Lydia Jane is a very content baby. In fact, I would have to say I am very spoiled with how easy she can be to soothe or keep happy. However, she does have her moments.
These moments usually occur when I lay her down to change her diaper when she doesn't really feel like being laid down. Sometimes she squeels and coos in delight and enjoyment while I change her diaper. Other times she is screaming and crying. I am not sure what she is thinking in these moments. Is she frustrated? Does she think I am not listenin or I don't care? Is she just down right ticked off that I laid her down when that isn't what she wanted? Is she sad? I don't know if I'll ever know the real reason. It is probably a different one each time she gets this way. All I know is that after I speedily snap her onesie and pull up her bottoms, I scoop her up in my arms and all is well again.
I can't lie.
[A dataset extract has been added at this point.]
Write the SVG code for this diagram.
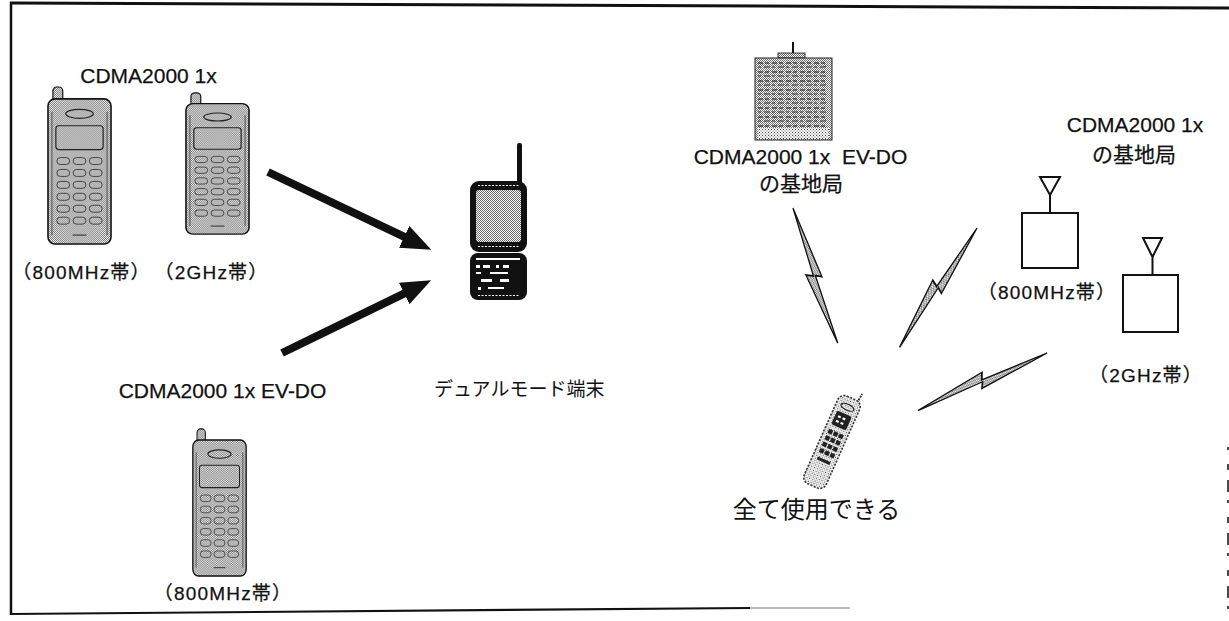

It feels pretty good to have her "fix all" be resting in my arms.
Yesterday when this happened I said to her with a kiss on the head "Goodness Lydia, all of those tears and all that fuss just to be held." And then I thought to myself, 'goodness, who hasn't had a good cry just begging to be held?' A million images flooded my brain of times spent sitting in the middle of the floor holding a good friend in tears, being held myself, crying alone, being broken hearted, crying out to God to just reach out and hold me or someone I love. All this to say, it made me thankful that God designed us to be relational. To need Him. To need others. To just need to be held sometimes.
When I hold Lydia close to me and all her tears cease and I know she is deeply comforted and genuinely happy to be there in my arms, I realize that I have a tiny glimpse of how satisfying it is to our Heavenly Father when we fall into His embrace and let resting in His arms be more than enough. The Father must feel so loved and honored when we do this. At least I hope He does. Because when Lydia just wants me so much that the only thing to stop her tears is to be held by me, well, I feel like the most loved person in the whole world.